KDE-diffusion

Kernel density estimation is a statistical method to infer the true probability density function that governs the distribution of a random variable from discrete observations of that same entity. The variable may have more than one component, i.e. be described by several coordinates.

An instructive, two-dimensional example is population density, which is derived from discrete locations, such as people’s home addresses or animals encountered at specific places in the wild. A technical use case is the determination of a spatially-resolved particle flux as measured by a detector array that is sensitive to rare, individual impacts.
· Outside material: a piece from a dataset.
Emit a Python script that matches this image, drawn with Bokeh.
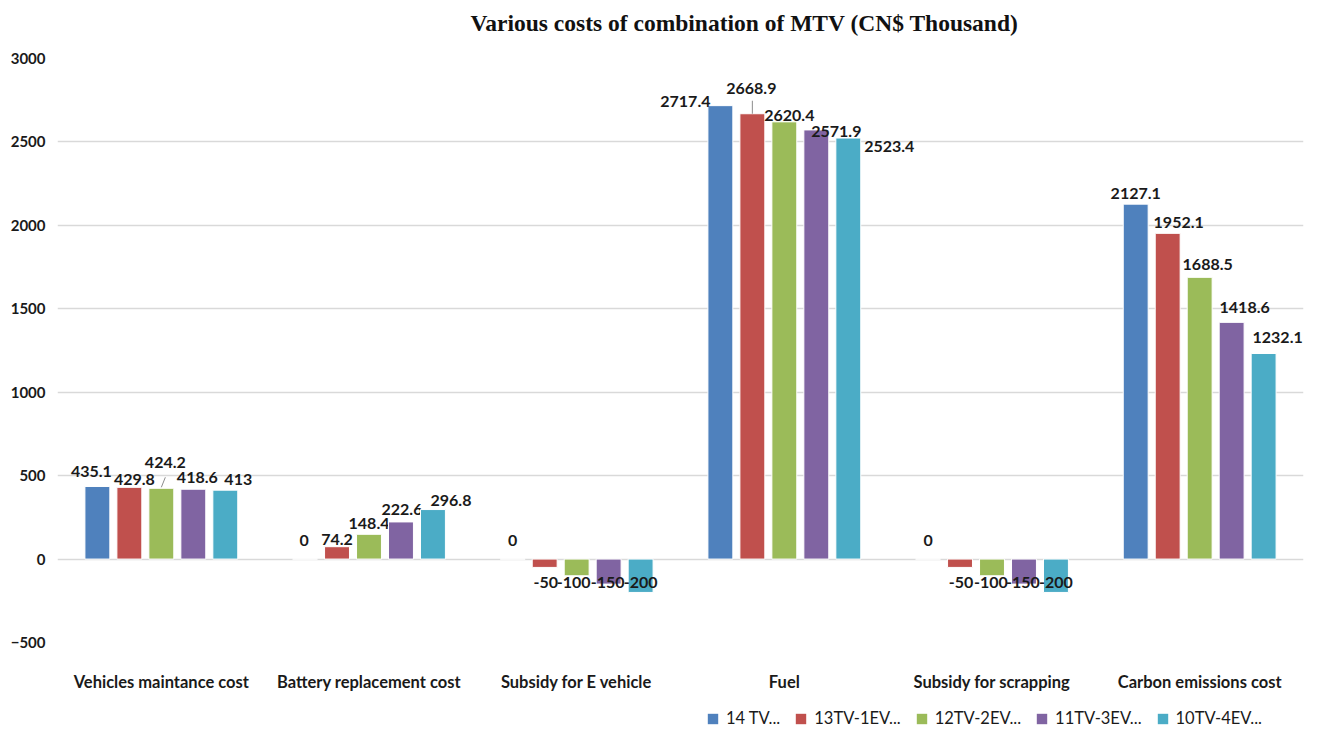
from bokeh.plotting import figure
from bokeh.layouts import column
from bokeh.models import (ColumnDataSource, FactorRange, Range1d, Legend, LegendItem,
                          FixedTicker, Label)
from bokeh.transform import dodge
from bokeh.core.properties import value
from bokeh.embed import file_html
from bokeh.resources import INLINE

categories = ["Vehicles maintance cost", "Battery replacement cost", "Subsidy for E vehicle",
              "Fuel", "Subsidy for scrapping", "Carbon emissions cost"]
series_names = ["14 TV...", "13TV-1EV...", "12TV-2EV...", "11TV-3EV...", "10TV-4EV..."]
s14tv = [435.1, 0, 0, 2717.4, 0, 2127.1]
s13tv1ev = [429.8, 74.2, -50, 2668.9, -50, 1952.1]
s12tv2ev = [424.2, 148.4, -100, 2620.4, -100, 1688.5]
s11tv3ev = [418.6, 222.6, -150, 2571.9, -150, 1418.6]
s10tv4ev = [413, 296.8, -200, 2523.4, -200, 1232.1]
series_values = [s14tv, s13tv1ev, s12tv2ev, s11tv3ev, s10tv4ev]
y_ticks = [-500, 0, 500, 1000, 1500, 2000, 2500, 3000]
title_text = "Various costs of combination of MTV (CN$ Thousand)"

colors = ["#4F81BD", "#C0504D", "#9BBB59", "#8064A2", "#4BACC6"]

# label pixel nudges (Excel-like manual placement), per series then per category
label_dx = [[-6, -1, 0, -35, 0, 0], [5, 0, 1, -1, 1, 11], [4, 0, -3, 5, -1, 8],
            [4, 1, -1, 20, -1, 13], [13, 18, 0, 41, 0, 14]]
label_dy = [[-15, -19, -19, -4, -19, -11], [-8, -7, 23, -25, 23, -11], [-26, -11, 23, -6, 23, -13],
            [-12, -12, 23, 2, 23, -15], [-11, -9, 23, 8, 23, -16]]

W = 1325
BL, BR = 57, 22
FRAME_H = 584
Y0, Y1 = -500, 3000
CAT_PX = (W - BL - BR) / len(categories)

# title strip
pt = figure(width=W, height=48, x_range=Range1d(0, 1), y_range=Range1d(0, 1),
            output_backend="svg", toolbar_location=None, x_axis_type=None, y_axis_type=None,
            min_border_left=BL, min_border_right=BR, min_border_top=0, min_border_bottom=0)
pt.outline_line_color = None
pt.xgrid.grid_line_color = None
pt.ygrid.grid_line_color = None
pt.add_layout(Label(x=413, y=26, x_units="screen", y_units="screen", text=title_text,
                    text_align="left", text_baseline="middle",
                    text_font="Liberation Serif", text_font_size="23.5px",
                    text_font_style="bold", text_color="#111111"))

# main chart
p = figure(x_range=FactorRange(*categories, range_padding=0), y_range=Range1d(Y0, Y1),
           width=W, height=10 + FRAME_H + 64, output_backend="svg", toolbar_location=None,
           min_border_left=BL, min_border_right=BR, min_border_top=10, min_border_bottom=64)
p.outline_line_color = None
p.background_fill_color = "white"
p.border_fill_color = "white"

offsets = [-0.308, -0.154, 0.0, 0.154, 0.308]
for i, (name, vals) in enumerate(zip(series_names, series_values)):
    lab_y = []
    for v in vals:
        lab_y.append(v if v > 0 else 0)
    src = ColumnDataSource(dict(cat=categories, top=vals, laby=lab_y,
                                txt=[("%g" % v) for v in vals],
                                dx=label_dx[i], dy=label_dy[i]))
    p.vbar(x=dodge("cat", offsets[i], range=p.x_range), top="top", bottom=0, width=0.12,
           source=src, fill_color=colors[i], line_color="white", line_width=1)
    p.text(x=dodge("cat", offsets[i], range=p.x_range), y="laby", text="txt", source=src,
           x_offset="dx", y_offset="dy", text_align="center", text_baseline="middle",
           text_font=value("Lato"), text_font_style="bold", text_font_size="16px",
           text_color="#1a1a1a")

# leader lines for the two labels that were lifted away from their bars
px_per_unit = FRAME_H / (Y1 - Y0)
leaders = [(0, 2, 1, 11, 4), (3, 1, 0, 13, 0)]  # (category, series, px start, px end, px lean)
lx0, lx1, ly0, ly1 = [], [], [], []
for ci, si, a, b, lean in leaders:
    v = series_values[si][ci]
    xc = ci + 0.5 + offsets[si]
    lx0.append(xc)
    lx1.append(xc + lean / CAT_PX)
    ly0.append(v + a / px_per_unit)
    ly1.append(v + b / px_per_unit)
p.segment(x0=lx0, y0=ly0, x1=lx1, y1=ly1, line_color="#8c8c8c", line_width=1)

p.yaxis.ticker = FixedTicker(ticks=y_ticks)
p.yaxis.axis_line_color = None
p.yaxis.major_tick_line_color = None
p.yaxis.major_tick_out = 0
p.yaxis.major_tick_in = 0
p.yaxis.minor_tick_line_color = None
p.yaxis.major_label_text_font = "Lato"
p.yaxis.major_label_text_font_style = "bold"
p.yaxis.major_label_text_font_size = "15px"
p.yaxis.major_label_text_color = "#1a1a1a"
p.yaxis.major_label_standoff = 12

p.xaxis.axis_line_color = None
p.xaxis.major_tick_line_color = None
p.xaxis.minor_tick_line_color = None
p.xaxis.major_label_text_font = "Lato"
p.xaxis.major_label_text_font_style = "bold"
p.xaxis.major_label_text_font_size = "16.5px"
p.xaxis.major_label_text_color = "#1a1a1a"
p.xaxis.major_label_standoff = 23

p.xgrid.grid_line_color = None
p.ygrid.grid_line_color = "#d9d9d9"
p.ygrid.grid_line_width = 1.5

# legend strip below the chart
p2 = figure(width=W, height=25, x_range=Range1d(0, 1), y_range=Range1d(0, 1),
            output_backend="svg", toolbar_location=None, x_axis_type=None, y_axis_type=None,
            min_border_left=BL, min_border_right=BR, min_border_top=0, min_border_bottom=0)
p2.outline_line_color = None
p2.xgrid.grid_line_color = None
p2.ygrid.grid_line_color = None
items = []
for name, c in zip(series_names, colors):
    r = p2.vbar(x=[0.5], top=[0], bottom=[0], width=0.1, fill_color=c, line_color=None)
    items.append(LegendItem(label=name, renderers=[r]))
legend = Legend(items=items, orientation="horizontal", location=(649, 3),
                label_text_font="Lato", label_text_font_size="16.5px", label_text_color="#1a1a1a",
                glyph_width=13, glyph_height=13, label_standoff=7, spacing=14,
                border_line_color=None, background_fill_alpha=0, padding=0, margin=0)
p2.add_layout(legend)

open("out.html", "w").write(file_html(column(pt, p, p2, spacing=0), INLINE))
Kernel density estimation basically works like this: Bin the discrete observations in a histogram. This is straightforward and takes little computation time. Then smooth the data over the bins/grid with an image filter that adds adequate blur. The shape of the filter function is referred to as the “kernel” and its spatial extent as the “bandwidth”. The trick is to find the optimal filter size, one that does not smear out the data too much, but also averages over the artifacts that are due to the discrete nature of the input.

This library provides the adaptive kernel density estimator based on linear diffusion processes for one-dimensional and two-dimensional input data as outlined in the 2010 paper by Botev et al. The reference implementation for 1d and 2d, in Matlab, was provided by the paper’s first author, Zdravko Botev. This is a re-implementation in Python, with added test coverage.

The diffusion-inspired method is particularly fast. Orders of magnitude faster, for instance, than SciPy’s Gaussian kernel estimator. Or those provided by Scikit-Learn. And most of KDEpy’s — except for FFTKDE, which uses a very similar algorithm, but has no automatic bandwidth selection in dimensions higher than one.

Automatic bandwidth selection is however key. Otherwise one may as well just apply a Gaussian filter and manually tune its size, i.e. the bandwidth, until the results look pleasing to the human eye. The bandwidth selection is what makes kernel density estimation a non-parametric method, so that we avoid making — possibly misguided — assumptions about the nature of the data.